Exercise goal —
Set down each line of the data below exactly as it stands, dropping the pictures.

## begin Data segment

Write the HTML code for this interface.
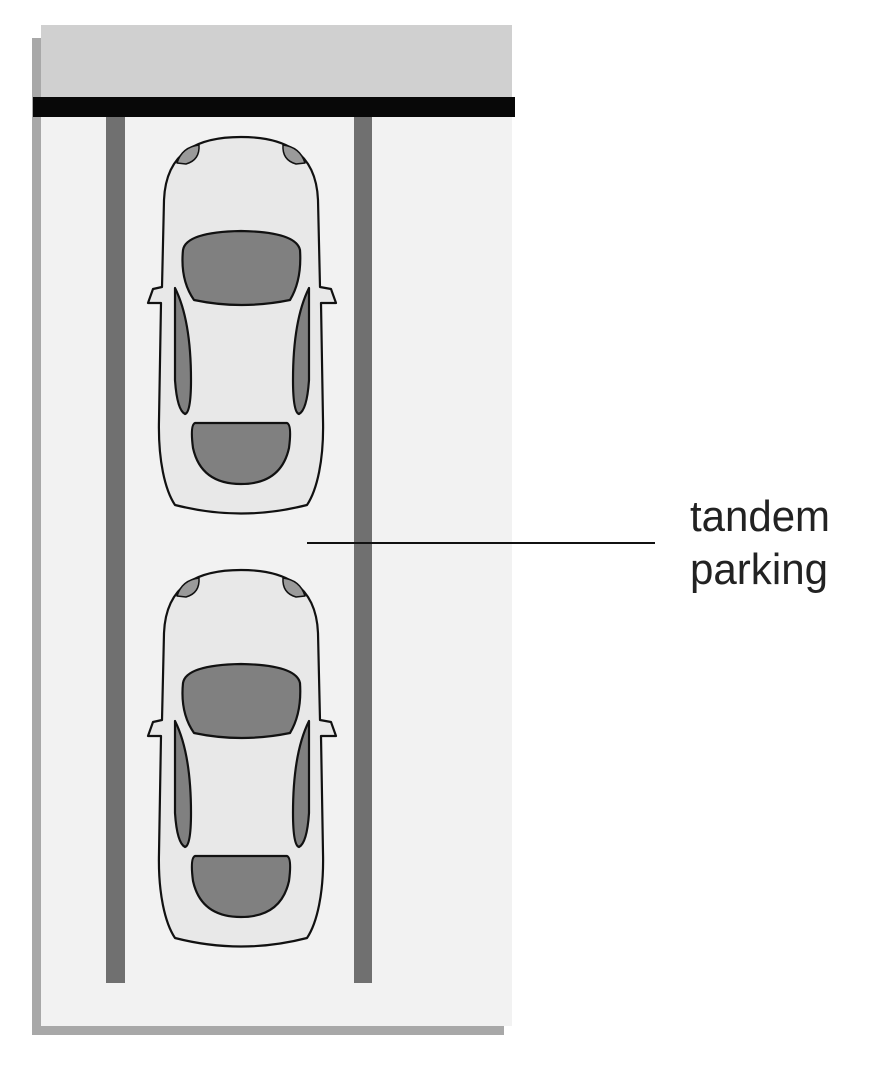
<!DOCTYPE html>
<html><head><meta charset="utf-8"><style>html,body{margin:0;padding:0;background:#fff;width:870px;height:1080px;overflow:hidden}</style></head>
<body>
<svg width="870" height="1080" viewBox="0 0 870 1080" xmlns="http://www.w3.org/2000/svg">
<defs>
<g id="car" stroke="#111" stroke-width="2.2" stroke-linejoin="round">
<path fill="#e8e8e8" d="M241,137 C200,137 166,150 164,200 L162,287 L153,289 L148,303 L161,303 L159,420 C158,460 165,490 175,505 Q241,522 307,505 C317,490 324,460 323,420 L321,303 L336,303 L331,289 L320,287 L318,200 C316,150 282,137 241,137 Z"/>
<path fill="#9a9a9a" stroke-width="1.5" d="M177,163 Q182,147 199,145 Q200,160 186,164 Z"/>
<path fill="#9a9a9a" stroke-width="1.5" d="M305,163 Q300,147 283,145 Q282,160 296,164 Z"/>
<path fill="#808080" d="M183,250 Q186,232 241,231 Q296,232 300,250 Q302,280 290,300 Q241,310 194,300 Q180,280 183,250 Z"/>
<path fill="#808080" d="M195,423 L287,423 Q292,425 289,448 Q281,484 241,484 Q201,484 193,448 Q190,425 195,423 Z"/>
<path fill="#808080" d="M175,288 Q191,320 191,380 Q191,413 185,414 Q177,410 175,380 Z"/>
<path fill="#808080" d="M309,288 Q293,320 293,380 Q293,413 299,414 Q307,410 309,380 Z"/>
</g>
</defs>
<rect x="32" y="38" width="472" height="997" fill="#a8a8a8"/>
<rect x="41" y="25" width="471" height="1001" fill="#f2f2f2"/>
<rect x="41" y="25" width="471" height="73" fill="#d0d0d0"/>
<rect x="33" y="97" width="482" height="20" fill="#080808"/>
<rect x="106" y="117" width="19" height="866" fill="#707070"/>
<rect x="354" y="117" width="18" height="866" fill="#707070"/>
<use href="#car"/>
<use href="#car" transform="translate(0,433)"/>
<line x1="307" y1="543" x2="655" y2="543" stroke="#111" stroke-width="2"/>
<text x="690" y="531" font-family="Liberation Sans, sans-serif" font-size="44" fill="#222" textLength="140" lengthAdjust="spacingAndGlyphs">tandem</text>
<text x="690" y="584" font-family="Liberation Sans, sans-serif" font-size="44" fill="#222" textLength="138" lengthAdjust="spacingAndGlyphs">parking</text>
</svg>
</body></html>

## end Data segment

The completed task —
Write the HTML code for this interface.
<!DOCTYPE html>
<html><head><meta charset="utf-8"><style>html,body{margin:0;padding:0;background:#fff;width:870px;height:1080px;overflow:hidden}</style></head>
<body>
<svg width="870" height="1080" viewBox="0 0 870 1080" xmlns="http://www.w3.org/2000/svg">
<defs>
<g id="car" stroke="#111" stroke-width="2.2" stroke-linejoin="round">
<path fill="#e8e8e8" d="M241,137 C200,137 166,150 164,200 L162,287 L153,289 L148,303 L161,303 L159,420 C158,460 165,490 175,505 Q241,522 307,505 C317,490 324,460 323,420 L321,303 L336,303 L331,289 L320,287 L318,200 C316,150 282,137 241,137 Z"/>
<path fill="#9a9a9a" stroke-width="1.5" d="M177,163 Q182,147 199,145 Q200,160 186,164 Z"/>
<path fill="#9a9a9a" stroke-width="1.5" d="M305,163 Q300,147 283,145 Q282,160 296,164 Z"/>
<path fill="#808080" d="M183,250 Q186,232 241,231 Q296,232 300,250 Q302,280 290,300 Q241,310 194,300 Q180,280 183,250 Z"/>
<path fill="#808080" d="M195,423 L287,423 Q292,425 289,448 Q281,484 241,484 Q201,484 193,448 Q190,425 195,423 Z"/>
<path fill="#808080" d="M175,288 Q191,320 191,380 Q191,413 185,414 Q177,410 175,380 Z"/>
<path fill="#808080" d="M309,288 Q293,320 293,380 Q293,413 299,414 Q307,410 309,380 Z"/>
</g>
</defs>
<rect x="32" y="38" width="472" height="997" fill="#a8a8a8"/>
<rect x="41" y="25" width="471" height="1001" fill="#f2f2f2"/>
<rect x="41" y="25" width="471" height="73" fill="#d0d0d0"/>
<rect x="33" y="97" width="482" height="20" fill="#080808"/>
<rect x="106" y="117" width="19" height="866" fill="#707070"/>
<rect x="354" y="117" width="18" height="866" fill="#707070"/>
<use href="#car"/>
<use href="#car" transform="translate(0,433)"/>
<line x1="307" y1="543" x2="655" y2="543" stroke="#111" stroke-width="2"/>
<text x="690" y="531" font-family="Liberation Sans, sans-serif" font-size="44" fill="#222" textLength="140" lengthAdjust="spacingAndGlyphs">tandem</text>
<text x="690" y="584" font-family="Liberation Sans, sans-serif" font-size="44" fill="#222" textLength="138" lengthAdjust="spacingAndGlyphs">parking</text>
</svg>
</body></html>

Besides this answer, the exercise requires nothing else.